▸ SHORT EXERCISE:
From the records below, please print only the lines from the one containing "Convert this chart to matplotlib code." through the one containing "from matplotlib.patches import Polygon", both included. Skip the pictures.

▸ STORED DATA:

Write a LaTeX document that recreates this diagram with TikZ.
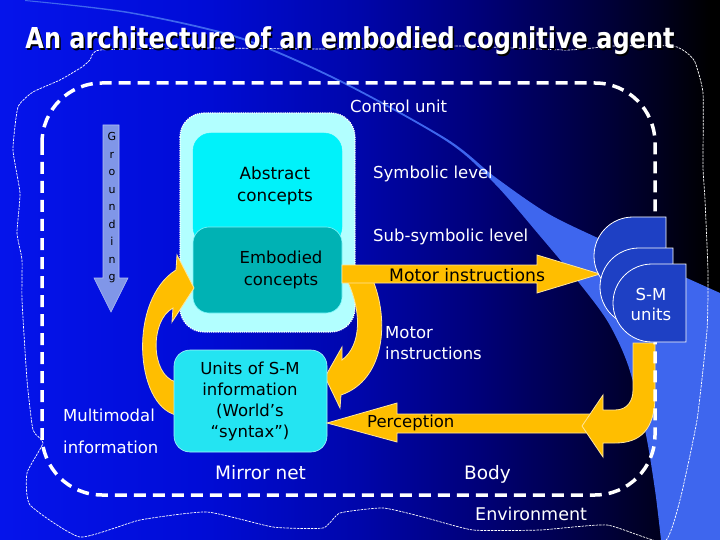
\documentclass[tikz,border=0pt]{standalone}
\usepackage{fontspec}
\setmainfont{DejaVu Sans}
\usepackage{graphicx}
\definecolor{bg0}{RGB}{5,20,235}
\definecolor{bg1}{RGB}{0,12,215}
\definecolor{bg2}{RGB}{0,6,170}
\definecolor{bg3}{RGB}{0,0,120}
\definecolor{bg4}{RGB}{0,0,70}
\definecolor{bg5}{RGB}{0,0,30}
\definecolor{swooshblue}{RGB}{62,102,238}
\definecolor{arrowyellow}{RGB}{255,190,0}
\definecolor{lightcy}{RGB}{178,255,255}
\definecolor{abscyan}{RGB}{0,242,250}
\definecolor{embteal}{RGB}{0,178,180}
\definecolor{unitcyan}{RGB}{36,228,242}
\definecolor{groundblue}{RGB}{128,150,232}
\definecolor{smblue}{RGB}{30,64,196}
\pgfdeclarehorizontalshading{bgshade}{100bp}{color(0bp)=(bg0); color(25bp)=(bg0); color(38.9bp)=(bg1); color(50bp)=(bg2); color(58.3bp)=(bg3); color(65.3bp)=(bg4); color(70.8bp)=(bg5); color(74.3bp)=(black); color(100bp)=(black)}
\begin{document}
\begin{tikzpicture}[x=1pt,y=-1pt,
  lbl/.style={text=white, inner sep=0pt, font=\fontsize{16.5}{21}\selectfont},
  blk/.style={text=black, inner sep=0pt, font=\fontsize{16.5}{21}\selectfont},
  yarrow/.style={fill=arrowyellow, draw=white!60!arrowyellow, line width=0.8pt, line join=miter},
  bodyline/.style={draw=white, line width=3.5pt, dash pattern=on 12pt off 7pt},
  envline/.style={draw=white, line width=0.7pt, dash pattern=on 2.5pt off 1pt},
  smunit/.style={fill=smblue, draw=white, line width=0.8pt},
  titlefont/.style={inner sep=0pt, font=\fontsize{24}{28}\selectfont\bfseries}
]
\useasboundingbox (0,0) rectangle (720,540);
\shade[shading=bgshade] (0,0) rectangle (720,540);

% swoosh
\fill[swooshblue] plot[smooth, tension=0.5] coordinates {(25,0) (130,12) (240,37) (340,80) (447,139) (495,177) (547,213) (600,239) (660,266) (720,293)}
  -- (720,540) -- (661,540)
  -- plot[smooth, tension=0.5] coordinates {(661,540) (655,490) (645,430) (628,365) (608,322) (580,284) (540,236) (495,184) (447,141.5) (340,82) (240,39) (130,13.5) (25,1)} -- cycle;

% environment boundary
\draw[envline] plot[smooth cycle, tension=0.3] coordinates {
 (100,50) (200,48) (330,49) (457,46) (567,50) (613,46) (673,46) (687,53) (695,62) (703,93)
 (703,167) (705,200) (708,273) (707,330) (697,420) (680,500) (664,542)
 (607,525) (540,530) (473,530) (423,517) (383,508) (340,513) (323,528) (273,527) (207,512) (140,520) (80,537)
 (30,505) (27,473) (43,443) (33,430) (27,380) (22,300) (22,260) (17,233) (20,193) (13,150) (18,107) (33,92) (60,80) (82,67) (90,60)};

% title
\node[titlefont, text=black, anchor=base] at (351.5,50.5) {\scalebox{1}[1.2]{An architecture of an embodied cognitive agent}};
\node[titlefont, text=white, anchor=base] (title) at (350,49) {\scalebox{1}[1.2]{An architecture of an embodied cognitive agent}};

% labels
\node[lbl, anchor=west] (control) at (350,106) {Control unit};
\node[lbl, anchor=west] (symb) at (373,174) {Symbolic level};
\node[lbl, anchor=west] (subsymb) at (373,237) {Sub-symbolic level};
\node[lbl, anchor=west, align=left] (motor2) at (385,343) {Motor\\instructions};
\node[lbl, anchor=west, align=left, font=\fontsize{16.5}{32}\selectfont] (multi) at (63,431) {Multimodal\\information};
\node[lbl, anchor=west, font=\fontsize{18.5}{22}\selectfont] (mirror) at (215,473) {Mirror net};
\node[lbl, anchor=west, font=\fontsize{18.5}{22}\selectfont] (body) at (464,474) {Body};
\node[lbl, anchor=west, font=\fontsize{17.5}{22}\selectfont] (env) at (475,514) {Environment};

% grounding arrow
\draw[fill=groundblue, draw=groundblue!60!white, line width=0.6pt] (103,125) -- (119,125) -- (119,278) -- (128,278) -- (111,312) -- (94,278) -- (103,278) -- cycle;
\node[text=black, inner sep=0pt, align=center, font=\fontsize{11}{17.5}\selectfont] (grounding) at (112,208) {G\\r\\o\\u\\n\\d\\i\\n\\g};

% brain boxes
\draw[fill=lightcy, draw=white, densely dotted, line width=1.2pt, rounded corners=24pt] (180,113) rectangle (355,332);
\draw[fill=abscyan, draw=abscyan, rounded corners=18pt] (193,133) rectangle (342,245);
\draw[fill=embteal, draw=white!50!abscyan, line width=0.6pt, rounded corners=16pt] (193,227) rectangle (342,313);
\node[blk, align=center, font=\fontsize{16.8}{22}\selectfont] (abs) at (275,186) {Abstract\\concepts};
\node[blk, align=center, font=\fontsize{16.5}{22}\selectfont] (emb) at (281,270) {Embodied\\concepts};

% left curved arrow
\draw[yarrow] (176,415) .. controls (135,405) and (128,300) .. (176,270) -- (177,255) -- (194,288) -- (172,322) -- (173,308) .. controls (150,320) and (150,375) .. (176,382) -- cycle;
% right curved arrow
\draw[yarrow] (346,278) -- (372,278) .. controls (390,320) and (385,380) .. (341,395) -- (340,408) -- (325,377) -- (342,347) -- (342,360) .. controls (362,345) and (362,310) .. (346,278) -- cycle;
% motor instructions arrow
\draw[yarrow] (342,265) -- (537,265) -- (537,255) -- (600,274) -- (537,293) -- (537,283) -- (342,283) -- cycle;
\node[blk, anchor=west, font=\fontsize{17.2}{21}\selectfont] (motor1) at (389,275) {Motor instructions};

% units box
\draw[fill=unitcyan, draw=white!60!unitcyan, line width=0.6pt, rounded corners=16pt] (174,350) rectangle (327,452);
\node[blk, align=center, font=\fontsize{16.5}{21}\selectfont] (units) at (250,401) {Units of S-M\\information\\(World’s\\“syntax”)};

% perception arrow
\draw[yarrow] (397,414) -- (600,414) -- (600,433) -- (397,433) -- (397,442) -- (327,423) -- (397,403) -- cycle;
\node[blk, anchor=west] (perc) at (367,423) {Perception};
% J arrow from S-M units
\draw[yarrow] (633,343) -- (655,343) -- (655,395) .. controls (655,430) and (640,443) .. (615,443) -- (603,443) -- (603,457) -- (582,426) -- (603,395) -- (603,410) -- (615,410) .. controls (628,410) and (633,400) .. (633,390) -- cycle;

% body boundary
\draw[bodyline, rounded corners=60pt] (42,83) rectangle (655,495);

% S-M units
\draw[smunit] (666,217) -- (666,295) -- (633,295) arc[start angle=90, end angle=270, radius=39] -- cycle;
\draw[smunit] (673,248) -- (673,326) -- (639,326) arc[start angle=90, end angle=270, radius=39] -- cycle;
\draw[smunit] (686,264) -- (686,342) -- (652,342) arc[start angle=90, end angle=270, radius=39] -- cycle;
\node[lbl, align=center, font=\fontsize{16.5}{20}\selectfont] (smunits) at (651,304) {S-M\\units};
\end{tikzpicture}
\end{document}
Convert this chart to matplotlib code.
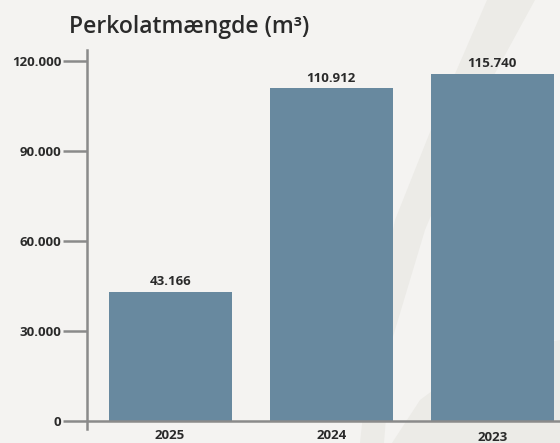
"""Perkolatmængde bar chart (m³) per year."""

import matplotlib
matplotlib.use("Agg")
import matplotlib.pyplot as plt
import matplotlib.transforms as mtransforms
from matplotlib.patches import Polygon

years = ["2025", "2024", "2023"]
volumes = [43166, 110912, 115740]
value_labels = ["43.166", "110.912", "115.740"]
y_ticks = [0, 30000, 60000, 90000, 120000]
y_tick_labels = ["0", "30.000", "60.000", "90.000", "120.000"]

BG = "#f4f3f1"
BAND = "#ecebe7"
BAR = "#68899f"
AXIS = "#8a8a8a"
TEXT = "#2a2a2a"

W, H = 560, 443

fig = plt.figure(figsize=(5.6, 4.43), dpi=100, facecolor=BG)

# background layer with the soft diagonal bands (pixel coords, y down)
bg = fig.add_axes([0, 0, 1, 1], zorder=-1)
bg.set_xlim(0, W)
bg.set_ylim(H, 0)
bg.axis("off")
band1 = [(487, 0), (535, 0), (475, 110), (425, 230), (392, 340), (384, 443),
         (360, 443), (372, 330), (395, 220), (432, 127)]
band2 = [(392, 443), (420, 400), (460, 370), (510, 350), (560, 340), (560, 443)]
for pts in (band1, band2):
    bg.add_patch(Polygon(pts, closed=True, facecolor=BAND, edgecolor="none"))

ax = fig.add_axes([87 / W, 14 / H, 1 - 87 / W, (429 - 50) / H])
ax.patch.set_alpha(0)

x = list(range(len(years)))
bars = ax.bar(x, volumes, width=0.765, color=BAR, zorder=2)

ax.set_xlim(-0.516, 2.42)
# 0 sits at y=421 px, 120.000 at y=61 px
ax.set_ylim(-2667, 123667)

for b, lab in zip(bars, value_labels):
    ax.annotate(lab, (b.get_x() + b.get_width() / 2, b.get_height()),
                xytext=(0, 2.5), textcoords="offset points",
                ha="center", va="bottom", fontsize=9.5, fontweight="bold",
                family="Open Sans", color=TEXT)

ax.axhline(0, color=AXIS, lw=1.8, zorder=3)

for side in ("top", "right", "bottom"):
    ax.spines[side].set_visible(False)
ax.spines["left"].set_color(AXIS)
ax.spines["left"].set_linewidth(1.8)

ax.set_yticks(y_ticks, y_tick_labels)
ax.tick_params(axis="y", length=17, width=1.8, color=AXIS, pad=1.5,
               labelsize=9.5, labelcolor=TEXT)
ax.set_xticks(x, years)
ax.tick_params(axis="x", length=0, pad=0, labelsize=9.5, labelcolor=TEXT)
for lab in ax.get_yticklabels() + ax.get_xticklabels():
    lab.set_fontweight("bold")
    lab.set_family("Open Sans")

# the last year label sits a little lower
last = ax.get_xticklabels()[-1]
last.set_transform(last.get_transform() +
                   mtransforms.ScaledTranslation(0, -2 / 100, fig.dpi_scale_trans))

fig.text(69 / W, 1 - 33 / H, "Perkolatmængde (m³)", ha="left", va="baseline",
         fontsize=16.6, fontweight="semibold", family="Open Sans", color=TEXT)

fig.savefig("out.png", dpi=100, facecolor=BG)
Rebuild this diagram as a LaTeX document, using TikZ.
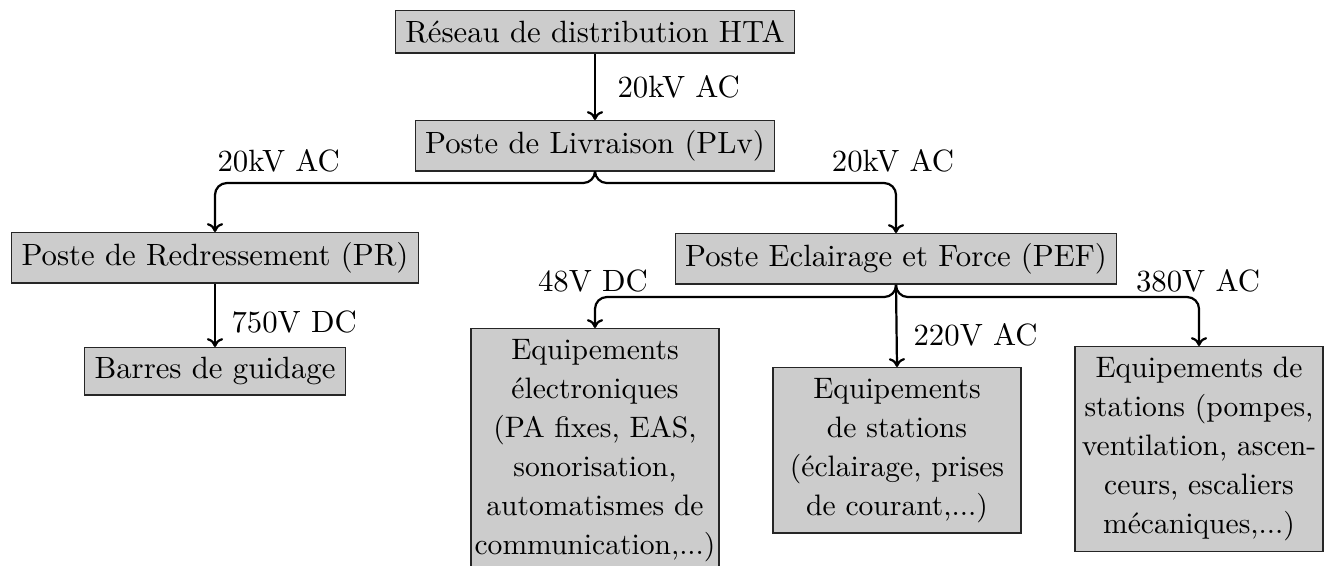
\documentclass[tikz,border=0pt]{standalone}
\usetikzlibrary{arrows.meta}
\begin{document}
\begin{tikzpicture}[x=0.338pt,y=-0.338pt,
  box/.style={draw=black!85, fill=black!20, line width=0.5pt, inner sep=3.33pt, font=\fontsize{10.4}{12.5}\selectfont},
  mbox/.style={box, align=center, inner xsep=0pt, inner ysep=3.5pt, minimum width=83.8pt, font=\fontsize{10}{13.2}\selectfont},
  lbl/.style={font=\fontsize{10.4}{12.5}\selectfont, inner sep=0pt},
  arr/.style={-{To[length=3pt,width=5.5pt]}, line width=0.75pt, rounded corners=4pt}
]
\useasboundingbox (0,0) rectangle (1329,565);
\node[box, anchor=north] (hta) at (595,10) {Réseau de distribution HTA};
\node[box, anchor=north] (plv) at (595,120) {Poste de Livraison (PLv)};
\node[box, anchor=north] (pr) at (215,232) {Poste de Redressement (PR)};
\node[box, anchor=north] (pef) at (896,233) {Poste Eclairage et Force (PEF)};
\node[box, anchor=north] (bar) at (215,347) {Barres de guidage};
\node[mbox, anchor=north] (eq1) at (595,328) {Equipements\\électroniques\\(PA fixes, EAS,\\sonorisation,\\automatismes de\\communication,...)};
\node[mbox, anchor=north] (eq2) at (897,367) {Equipements\\de stations\\(éclairage, prises\\de courant,...)};
\node[mbox, anchor=north] (eq3) at (1199,346) {Equipements de\\stations (pompes,\\ventilation, ascen-\\ceurs, escaliers\\mécaniques,...)};
\coordinate (s1) at (595,183);
\coordinate (s2) at (896,297);
\draw[arr] (hta.south) -- (plv.north);
\node[lbl, anchor=west] (l1) at (617,87) {20kV AC};
\draw[arr] (plv.south) -- (s1) -| (pr.north);
\draw[arr] (plv.south) -- (s1) -| (pef.north);
\node[lbl, anchor=west] (l2) at (217,161) {20kV AC};
\node[lbl] (l3) at (893,161) {20kV AC};
\draw[arr] (pr.south) -- (bar.north);
\node[lbl, anchor=west] (l4) at (231,322) {750V DC};
\draw[arr] (pef.south) -- (s2) -| (eq1.north);
\draw[arr] (pef.south) -- (eq2.north);
\draw[arr] (pef.south) -- (s2) -| (eq3.north);
\node[lbl] (l5) at (593,281) {48V DC};
\node[lbl, anchor=west] (l6) at (913,335) {220V AC};
\node[lbl] (l7) at (1198,281) {380V AC};
\end{tikzpicture}
\end{document}
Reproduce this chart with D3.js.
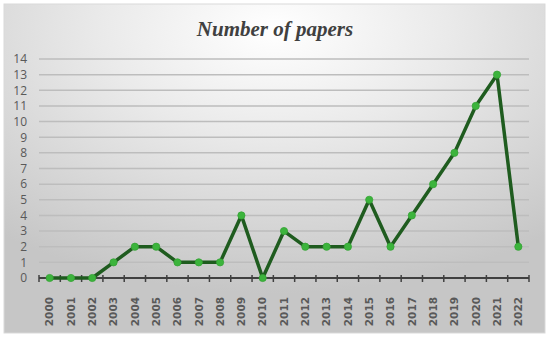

▸ SOLUTION FOR THIS TASK:
Convert this chart to matplotlib code.
"""Perkolatmængde bar chart (m³) per year."""

import matplotlib
matplotlib.use("Agg")
import matplotlib.pyplot as plt
import matplotlib.transforms as mtransforms
from matplotlib.patches import Polygon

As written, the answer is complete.